Aujourd’hui, ayant plus de silence dans mon bureau installé à la maison, mes balades sont souvent sonorisées par un podcast ou de la musique, mais rien ne me donne davantage de nouvelles idées que le silence.
Laisser s’évader ses pensées
Connaissez-vous ces personnes qui parlent trop, sans fin ? Je prends ici le risque de me démasquer : quand quelqu’un raconte sa vie sans pause et que suivre cette overdose d'informations devient fatiguant pour mon cerveau, j’arrête de l’écouter et je laisse mes pensées prendre le chemin de la liberté. Ces minutes (et pardon, je sais que ce n’est pas très respectueux) se transforment ainsi en un petit moment de calme où j’arrive à laisser certaines personnes vider leur sac sans me laisser envahir par tout leur récit.
Passer une nuit à la campagne
En tant que citadine, on ne s'en rend presque plus compte. Le bruit de fond provenant des voitures - même au loin - est plus présent que l’on pense. Je me suis aperçue du silence quand j’ai passé une nuit chez de la famille, au fond de la campagne. Ouvrir la fenêtre le matin et juste laisser entrer de l’air frais me paraissait tellement reposant et luxueux. C’est ainsi que j’ai finalement commencé à apprécier de temps en temps la campagne, avec son ennui et sa solitude salutaires.
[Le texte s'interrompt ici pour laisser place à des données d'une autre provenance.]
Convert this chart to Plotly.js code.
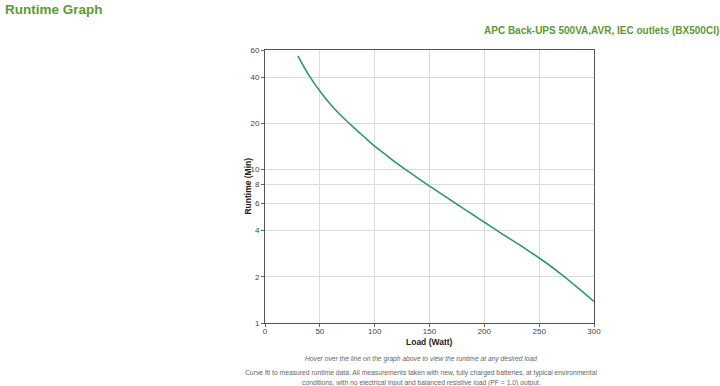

Au final, le silence est partout !
Erling Kagge clame “qu'il s’agit d’atteindre l’intérieur de ce que tu es en train de faire. De laisser ses sens ouverts et son esprit au repos, autant que faire se peut. De prendre la pleine mesure de l’instant. De ne pas se laisser envahir par d’autres personnes ou d’autres choses. De s’abstraire du monde et de créer du silence à soi quand on court, fait la cuisine, fait l’amour, étudie, discute, travaille, trouve une nouvelle idée, lit ou danse.”
Je n’ai pas pris ces conseils comme un énième challenge d’amélioration de son bien-être tels que “installer sa routine du matin” ou “en finir avec le syndrome de l’imposteur”. Non, le silence est pour moi un luxe naturellement présent et fondamental que nous avons oublié avec le temps et qui mérite de refaire surface.
*Kagge, Erling. “Quelques grammes de silence. Résistez aux bruits du monde ! Flammarion, 2017.